Data dan informasi yang di gunakan dalam penalaran harus merupakan fakta. Oleh
karena itu perlu diadakan pengujian melalui cara-cara tertentu sehingga
bahan-bahan yang merupakan fakta itu siap di gunakan sebagai evidensi.
B. PENALARAN
INDUKTIF
Secara formal
dapat dikatakan bahwa induksi adalah proses penalran untuk sampai
pada suatu
keputusan, prinsip, atau sikap yang bersifat umum dan khusus, beradasarkan
pengamatan atas
hal-hal yang khusus.
Proses induksi
dapat dibedakan :
1.
Generalisasi,
ialah proses
penalaran berdasarkan pengamatan atas jumlah gejala dengan sifat-sifat tertentu
untuk menarik kesimpulan mengenai semua atau sebagian dari gejala serupa.
2.
Analogi,
adalah suatu
proses penalaran untuk menarik kesimpulan tentang kebenaran suatu gejala khusus
berdasarkan kebenaran gejala khusus lain yang memiliki sifat-sifat esensial
yang bersamaan.
3.
Hubungan
sebab akibat,
Penalaran dari
sebab ke akibat mulai dari pengamatan terhadap suatu sebab yang diketahui.
Berdasarkan itu, kita menarik kesimpulan mengenai akibat yang mungkin
ditimbulkan.
C. PENALARAN
DEDUKTIF
Penalaran
deduktif didasarkan atas prinsip, hukum, atau teori yang berlaku umum tentang suatu hal atau gejala.
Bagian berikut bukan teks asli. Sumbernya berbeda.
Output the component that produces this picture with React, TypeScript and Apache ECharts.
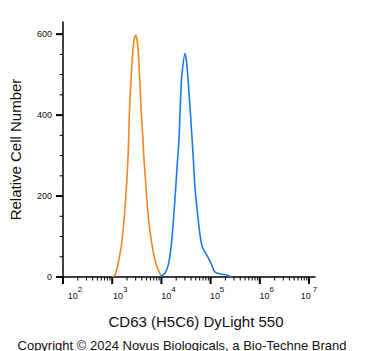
import React, { useEffect, useRef } from "react";
import * as echarts from "echarts";

// Isotype control (orange) histogram
const orangeX = [980, 1140, 1330, 1560, 1760, 1970, 2120, 2200, 2300, 2490, 2690, 3000, 3240, 3510, 3850, 4170, 4370, 4800, 5420, 6350, 7410, 8650, 10100];
const orangeY = [0, 5, 35, 84, 148, 232, 309, 375, 442, 516, 573, 598, 581, 523, 417, 351, 301, 232, 148, 84, 42, 17, 0];

// CD63 (H5C6) DyLight 550 (blue) histogram
const blueX = [9370, 11830, 13800, 15670, 17450, 19530, 21440, 22790, 23890, 25010, 25860, 30180, 32680, 35220, 38130, 41290, 44470, 48200, 54690, 60930, 67800, 76920, 89780, 105200, 122800, 168200, 212400, 268500];
const blueY = [0, 10, 30, 72, 136, 220, 295, 338, 405, 462, 495, 552, 528, 479, 420, 356, 294, 220, 153, 104, 74, 62, 47, 30, 12, 7, 5, 0];

const xMajorTicks = [1e2, 1e3, 1e4, 1e5, 1e6, 1e7];
const xMinorMultipliers = [2, 3, 4, 5, 6, 7, 8, 9];
const yMajorTicks = [0, 200, 400, 600];
const yMinorTicks = [50, 100, 150, 250, 300, 350, 450, 500, 550];

const xTitle = "CD63 (H5C6) DyLight 550";
const yTitle = "Relative Cell Number";
const copyright = "Copyright © 2024 Novus Biologicals, a Bio-Techne Brand";

const FONT = '"Liberation Sans", Arial, sans-serif';

export default function App() {
  const ref = useRef<HTMLDivElement>(null);
  useEffect(() => {
    if (!ref.current) return;
    const chart = echarts.init(ref.current, undefined, { renderer: "svg" });

    const xTickData: number[][] = [];
    xMajorTicks.forEach((v) => xTickData.push([v, 0, 1]));
    xMajorTicks.slice(0, -1).forEach((v) =>
      xMinorMultipliers.forEach((m) => xTickData.push([v * m, 0, 0]))
    );
    const yTickData: number[][] = [];
    yMajorTicks.forEach((v) => yTickData.push([100, v, 1]));
    yMinorTicks.forEach((v) => yTickData.push([100, v, 0]));

    const labelPad: Record<number, number[]> = {
      2: [0, 0, 0, 24],
      3: [0, 0, 0, 16],
      4: [0, 0, 0, 14],
      5: [0, 0, 0, 13],
      6: [0, 0, 0, 14],
      7: [0, 2, 0, 0],
    };
    const rich: Record<string, any> = {
      s: { fontSize: 8, fontFamily: FONT, color: "#111", verticalAlign: "top", lineHeight: 15 },
    };
    Object.keys(labelPad).forEach((k) => {
      rich["b" + k] = {
        fontSize: 9,
        fontFamily: FONT,
        color: "#111",
        verticalAlign: "bottom",
        lineHeight: 15,
        padding: labelPad[Number(k)],
      };
    });

    chart.setOption({
      animation: false,
      grid: { left: 63, right: 56, top: 22, bottom: 74, outerBoundsMode: "none" },
      xAxis: {
        type: "log",
        logBase: 10,
        min: 100,
        max: 13240000,
        name: xTitle,
        nameLocation: "middle",
        nameGap: 37,
        nameTextStyle: { fontSize: 15, fontFamily: FONT, color: "#111", padding: [0, 0, 0, 14] },
        axisLine: { show: true, lineStyle: { color: "#000", width: 1.5 } },
        axisTick: { show: false },
        minorTick: { show: false },
        splitLine: { show: false },
        axisLabel: {
          margin: 8,
          rich,
          formatter: (v: number) => {
            const l = Math.log10(v);
            const e = Math.round(l);
            if (Math.abs(l - e) > 1e-6 || !labelPad[e]) return "";
            return `{b${e}|10}{s|${e}}`;
          },
        },
      },
      yAxis: {
        type: "value",
        min: 0,
        max: 630,
        interval: 200,
        name: yTitle,
        nameLocation: "middle",
        nameGap: 40,
        nameTextStyle: { fontSize: 15, fontFamily: FONT, color: "#111" },
        axisLine: { show: true, lineStyle: { color: "#000", width: 1.5 } },
        axisTick: { show: false },
        splitLine: { show: false },
        axisLabel: {
          margin: 11,
          fontSize: 9,
          fontFamily: FONT,
          color: "#111",
          formatter: (v: number) => (v % 200 === 0 ? String(v) : ""),
        },
      },
      graphic: [
        {
          type: "text",
          x: 182,
          y: 345,
          style: {
            text: copyright,
            font: `13px ${FONT}`,
            fill: "#111",
            align: "center",
            verticalAlign: "middle",
            textAlign: "center",
            textVerticalAlign: "middle",
          },
        },
      ],
      series: [
        {
          type: "line",
          data: orangeX.map((x, i) => [x, orangeY[i]]),
          showSymbol: false,
          symbol: "none",
          smooth: 0.3,
          clip: false,
          lineStyle: { color: "#F5851F", width: 1.6 },
          z: 3,
        },
        {
          type: "line",
          data: blueX.map((x, i) => [x, blueY[i]]),
          showSymbol: false,
          symbol: "none",
          smooth: 0.3,
          clip: false,
          lineStyle: { color: "#1E7BE4", width: 1.6 },
          z: 3,
        },
        {
          type: "custom",
          silent: true,
          clip: false,
          z: 5,
          data: xTickData,
          renderItem: (params: any, api: any) => {
            const p = api.coord([api.value(0), api.value(1)]);
            const major = api.value(2) === 1;
            return {
              type: "line",
              shape: { x1: p[0], y1: p[1], x2: p[0], y2: p[1] + (major ? 7 : 3.5) },
              style: { stroke: "#000", lineWidth: major ? 2 : 1 },
            };
          },
        },
        {
          type: "custom",
          silent: true,
          clip: false,
          z: 5,
          data: yTickData,
          renderItem: (params: any, api: any) => {
            const p = api.coord([api.value(0), api.value(1)]);
            const major = api.value(2) === 1;
            return {
              type: "line",
              shape: { x1: p[0] - (major ? 7 : 3.5), y1: p[1], x2: p[0], y2: p[1] },
              style: { stroke: "#000", lineWidth: major ? 2 : 1 },
            };
          },
        },
      ],
    });
    return () => chart.dispose();
  }, []);
  return (
    <div
      ref={ref}
      style={{ position: "absolute", left: 0, top: 0, width: 371, height: 351 }}
    />
  );
}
Berdasarkan prinsip umum
itu, ditarik kesimpulan tentang sesuatu yang
khusus, yang merupakan bagiuan dari hal atau gejala itu. jadi, penalaran
deduktif bergerak dari hal atau gejala yang umum
menuju pada gejala yang khusus.
BENTUK PERNALARAN DEDUKTIF
Menurut bentuknya, pernalaran deduktif dibagi
menjadi dua yaitu:
Silogisme, dan Entimen.
1. Silogisme
Menurut Kamus Besar Bahasa Indonesia, silogisme
adalah bentuk, cara berpikir atau menarik simpulan yang terdiri atas premis
umum, premis khusus, dan simpulan. Silogisme merupakan suatu cara pernalaran
yang formal. Namun, bentuk pernalaran ini jarang dilakukan dalam komunikasi
sehari-hari. Yang sering dijumpai hanyalah pemakaian polanya, meskipun secara
tidak sadar.
Contoh pola silogisme yang standar:
(A) Premis
mayor = Semua manusia akan mati.
(B) Premis
minor = Si A adalah manusia.
(C) Simpulan
= Si A akan mati.
Secara singkat silogisme dapat dituliskan:
Jika A=B dan B=C maka A=C
2. Entimen
Praktek nyata berbahasa dengan pola silogisme memang jarang dijumpai dalam
kehidupan sehari-hari, baik tulisan maupun lisan. Namun entimen (yang pada
dasarnya adalah pola silogisme) sering dijumpai pemakaiannya. Di dalam entimen
salah satu premisnya dihilangkan atau tidak diucapkan karena sudah sama-sama
diketahui.
Contoh:
Menipu adalah dosa karena merugikan orang lain.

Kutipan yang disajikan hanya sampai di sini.